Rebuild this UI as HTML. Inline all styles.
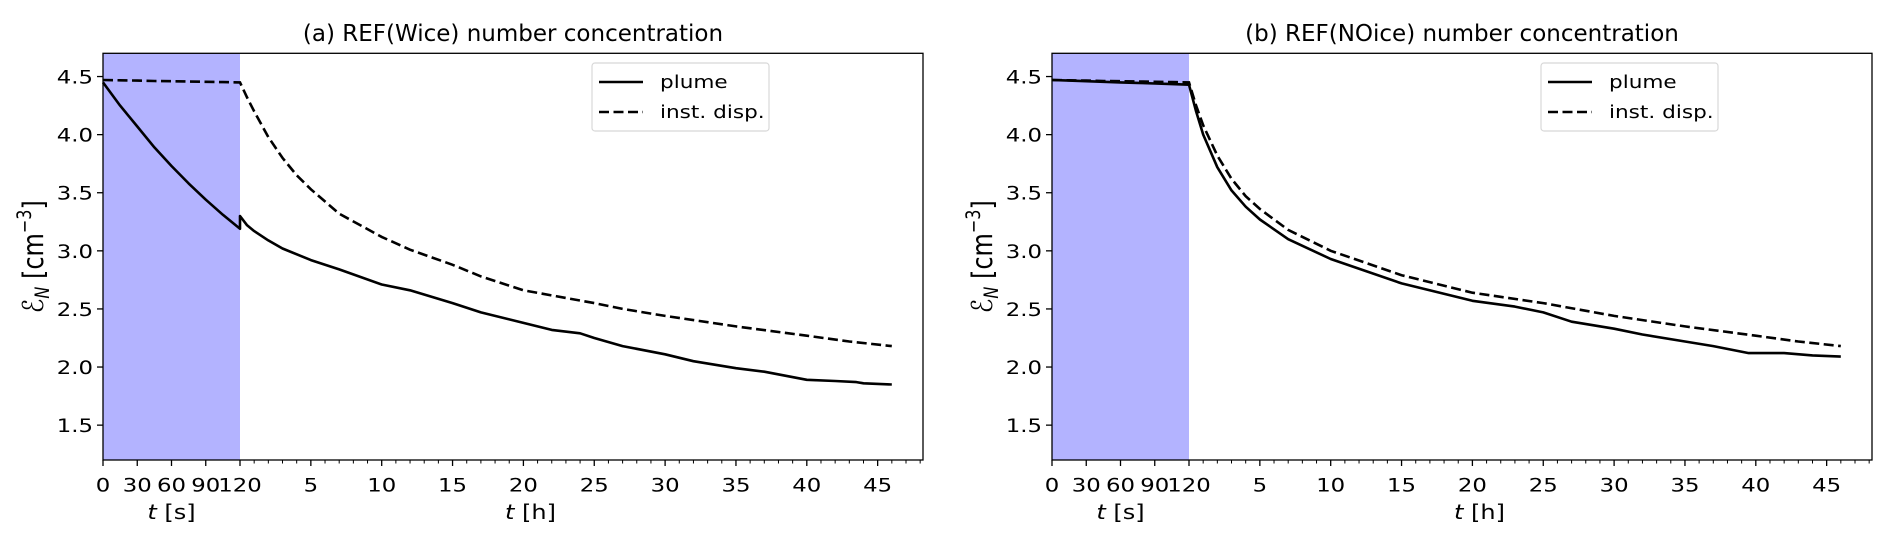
<!DOCTYPE html>
<html><head><meta charset="utf-8">
<style>
html,body{margin:0;padding:0;background:#fff;}
svg{display:block;font-family:"DejaVu Sans","Liberation Sans",sans-serif;}
</style></head>
<body>
<svg id="fig" width="1892" height="545" viewBox="0 0 1892 545" xmlns="http://www.w3.org/2000/svg"></svg>
<script>
// ---- data ----
const secTicks = [0, 30, 60, 90, 120];
const secTimes = [0, 15, 30, 45, 60, 75, 90, 105, 120];
const hourTicks = [5, 10, 15, 20, 25, 30, 35, 40, 45];
const yTicks = [1.5, 2.0, 2.5, 3.0, 3.5, 4.0, 4.5];
const titles = ["(a) REF(Wice) number concentration", "(b) REF(NOice) number concentration"];

const aPlumeSec = [4.45, 4.25, 4.07, 3.89, 3.73, 3.58, 3.44, 3.31, 3.19];
const aDispSec = [4.47, 4.468, 4.465, 4.462, 4.46, 4.457, 4.455, 4.452, 4.45];
const aPlumeHours = [0, 0.5, 1, 2, 3, 5, 7, 10, 12, 15, 17, 20, 22, 24, 25, 27, 30, 32, 35, 37, 40, 42, 43.5, 44, 46];
const aPlumeVals = [3.3, 3.22, 3.17, 3.09, 3.02, 2.92, 2.84, 2.71, 2.66, 2.55, 2.47, 2.38, 2.32, 2.29, 2.25, 2.18, 2.11, 2.05, 1.99, 1.96, 1.89, 1.88, 1.87, 1.86, 1.85];
const aDispHours = [0, 0.5, 1, 2, 3, 4, 5, 7, 10, 12, 15, 17, 20, 25, 27, 30, 35, 40, 43, 46];
const aDispVals = [4.45, 4.32, 4.2, 3.98, 3.8, 3.65, 3.53, 3.32, 3.12, 3.01, 2.88, 2.78, 2.66, 2.55, 2.5, 2.44, 2.35, 2.27, 2.22, 2.18];

const bPlumeSec = [4.47, 4.465, 4.46, 4.455, 4.45, 4.445, 4.44, 4.435, 4.43];
const bDispSec = [4.47, 4.468, 4.465, 4.462, 4.46, 4.457, 4.455, 4.452, 4.45];
const bPlumeHours = [0, 0.5, 1, 2, 3, 4, 5, 7, 10, 15, 20, 23, 25, 27, 30, 32, 35, 37, 39.5, 42, 44, 46];
const bPlumeVals = [4.43, 4.2, 4.0, 3.72, 3.52, 3.38, 3.27, 3.1, 2.93, 2.72, 2.57, 2.52, 2.47, 2.39, 2.33, 2.28, 2.22, 2.18, 2.12, 2.12, 2.1, 2.09];
const bDispHours = [0, 0.5, 1, 2, 3, 4, 5, 7, 10, 15, 20, 25, 30, 35, 40, 43, 46];
const bDispVals = [4.45, 4.25, 4.08, 3.82, 3.62, 3.47, 3.36, 3.18, 3.0, 2.79, 2.64, 2.55, 2.44, 2.35, 2.27, 2.22, 2.18];

const NS = "http://www.w3.org/2000/svg";
const svg = document.getElementById('fig');
const SX = 1.2;
function mk(tag, attrs, parent) {
  const e = document.createElementNS(NS, tag);
  for (const k in attrs) e.setAttribute(k, attrs[k]);
  (parent || svg).appendChild(e);
  return e;
}
function txt(parent, x, y, str, size, anchor, html) {
  const t = mk('text', {x: (x / SX).toFixed(2), y: y, 'font-size': size, 'text-anchor': anchor || 'start', transform: `scale(${SX},1)`}, parent);
  if (html) t.innerHTML = str; else t.textContent = str;
  return t;
}

const Y0 = 53.3, Y1 = 460, YMIN = 1.2, YMAX = 4.7;
const SECW = 137, HMAX = 48.2;

function panel(idx, left, right, plumeSec, dispSec, plumeH, plumeV, dispH, dispV) {
  const g = mk('g', {});
  
  
  const xs = s => left + s / 120 * SECW;
  const hx0 = left + SECW;
  const xh = h => hx0 + h / HMAX * (right - hx0);
  const y = v => Y1 - (v - YMIN) / (YMAX - YMIN) * (Y1 - Y0);

  const shade = mk('rect', {x: left, y: Y0, width: SECW, height: Y1 - Y0, fill: '#b3b3ff'}, g);
  
  

  yTicks.forEach(v => {
    mk('line', {x1: left - 6, x2: left, y1: y(v), y2: y(v), stroke: '#000', 'stroke-width': 1.3}, g);
    const t = txt(g, left - 10, y(v) + 7, v.toFixed(1), 19, 'end');
    
    
  });
  secTicks.forEach(s => {
    mk('line', {x1: xs(s), x2: xs(s), y1: Y1, y2: Y1 + 6, stroke: '#000', 'stroke-width': 1.3}, g);
    const t = txt(g, xs(s), Y1 + 31.5, String(s), 19, 'middle');
    
    
  });
  for (let h = 1; h <= 48; h++) {
    if (h % 5 === 0) continue;
    mk('line', {x1: xh(h), x2: xh(h), y1: Y1, y2: Y1 + 3.5, stroke: '#000', 'stroke-width': 1}, g);
  }
  hourTicks.forEach(h => {
    mk('line', {x1: xh(h), x2: xh(h), y1: Y1, y2: Y1 + 6, stroke: '#000', 'stroke-width': 1.3}, g);
    const t = txt(g, xh(h), Y1 + 31.5, String(h), 19, 'middle');
    
    
  });
  const xs1 = txt(g, xs(60), Y1 + 59, '<tspan font-style="italic">t</tspan> [s]', 20, 'middle', true);
  
  
  const xh1 = txt(g, xh(20.5), Y1 + 59, '<tspan font-style="italic">t</tspan> [h]', 20, 'middle', true);
  
  
  const yl = mk('text', {x: 0, y: 0, 'text-anchor': 'middle', 'font-size': 24, transform: `translate(${left - 60},${(Y0 + Y1) / 2}) rotate(-90) scale(1,${SX})`}, g);
  yl.innerHTML = '<tspan font-style="italic">ℰ</tspan><tspan font-size="16" dy="5" font-style="italic">N</tspan><tspan dy="-5"> [cm</tspan><tspan font-size="16" dy="-10">−3</tspan><tspan dy="10">]</tspan>';
  
  
  const tt = mk('text', {x: ((left + right) / 2).toFixed(1), y: 41, 'text-anchor': 'middle', 'font-size': 23}, g);
  tt.textContent = titles[idx];
  
  

  function pts(secV, hs, vs) {
    const p = secTimes.map((s, i) => xs(s).toFixed(1) + ',' + y(secV[i]).toFixed(1));
    hs.forEach((h, i) => p.push(xh(h).toFixed(1) + ',' + y(vs[i]).toFixed(1)));
    return p.join(' ');
  }
  const pl = mk('polyline', {points: pts(plumeSec, plumeH, plumeV), fill: 'none', stroke: '#000', 'stroke-width': 2.6, 'stroke-linejoin': 'round'}, g);
  
  
  const dl = mk('polyline', {points: pts(dispSec, dispH, dispV), fill: 'none', stroke: '#000', 'stroke-width': 2.6, 'stroke-dasharray': '10,4.5'}, g);
  
  

  mk('rect', {x: left, y: Y0, width: right - left, height: Y1 - Y0, fill: 'none', stroke: '#000', 'stroke-width': 1.3}, g);

  const lx = right - 331;
  const lg = mk('g', {}, g);
  
  
  mk('rect', {x: lx, y: 63, width: 177, height: 68, rx: 3, fill: '#fff', stroke: '#d8d8d8', 'stroke-width': 1.2}, lg);
  mk('line', {x1: lx + 7, x2: lx + 51, y1: 82, y2: 82, stroke: '#000', 'stroke-width': 2.6}, lg);
  mk('line', {x1: lx + 7, x2: lx + 51, y1: 112, y2: 112, stroke: '#000', 'stroke-width': 2.6, 'stroke-dasharray': '10,4.5'}, lg);
  const t1 = txt(lg, lx + 68, 88, 'plume', 18, 'start');
  
  
  const t2 = txt(lg, lx + 68, 118, 'inst. disp.', 18, 'start');
  
  
}

panel(0, 103, 923, aPlumeSec, aDispSec, aPlumeHours, aPlumeVals, aDispHours, aDispVals);
panel(1, 1052, 1872, bPlumeSec, bDispSec, bPlumeHours, bPlumeVals, bDispHours, bDispVals);
</script>
</body></html>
============================================================
■ WHAT YOU HAVE TO DO:
Write out each line of the listing above, exactly, from its first line to the line holding "2.5, 2.44, 2.35, 2.27, 2.22, 2.18];", inclusive. Skip the pictures.

■ THE RESPONSE:
Rebuild this UI as HTML. Inline all styles.
<!DOCTYPE html>
<html><head><meta charset="utf-8">
<style>
html,body{margin:0;padding:0;background:#fff;}
svg{display:block;font-family:"DejaVu Sans","Liberation Sans",sans-serif;}
</style></head>
<body>
<svg id="fig" width="1892" height="545" viewBox="0 0 1892 545" xmlns="http://www.w3.org/2000/svg"></svg>
<script>
// ---- data ----
const secTicks = [0, 30, 60, 90, 120];
const secTimes = [0, 15, 30, 45, 60, 75, 90, 105, 120];
const hourTicks = [5, 10, 15, 20, 25, 30, 35, 40, 45];
const yTicks = [1.5, 2.0, 2.5, 3.0, 3.5, 4.0, 4.5];
const titles = ["(a) REF(Wice) number concentration", "(b) REF(NOice) number concentration"];

const aPlumeSec = [4.45, 4.25, 4.07, 3.89, 3.73, 3.58, 3.44, 3.31, 3.19];
const aDispSec = [4.47, 4.468, 4.465, 4.462, 4.46, 4.457, 4.455, 4.452, 4.45];
const aPlumeHours = [0, 0.5, 1, 2, 3, 5, 7, 10, 12, 15, 17, 20, 22, 24, 25, 27, 30, 32, 35, 37, 40, 42, 43.5, 44, 46];
const aPlumeVals = [3.3, 3.22, 3.17, 3.09, 3.02, 2.92, 2.84, 2.71, 2.66, 2.55, 2.47, 2.38, 2.32, 2.29, 2.25, 2.18, 2.11, 2.05, 1.99, 1.96, 1.89, 1.88, 1.87, 1.86, 1.85];
const aDispHours = [0, 0.5, 1, 2, 3, 4, 5, 7, 10, 12, 15, 17, 20, 25, 27, 30, 35, 40, 43, 46];
const aDispVals = [4.45, 4.32, 4.2, 3.98, 3.8, 3.65, 3.53, 3.32, 3.12, 3.01, 2.88, 2.78, 2.66, 2.55, 2.5, 2.44, 2.35, 2.27, 2.22, 2.18];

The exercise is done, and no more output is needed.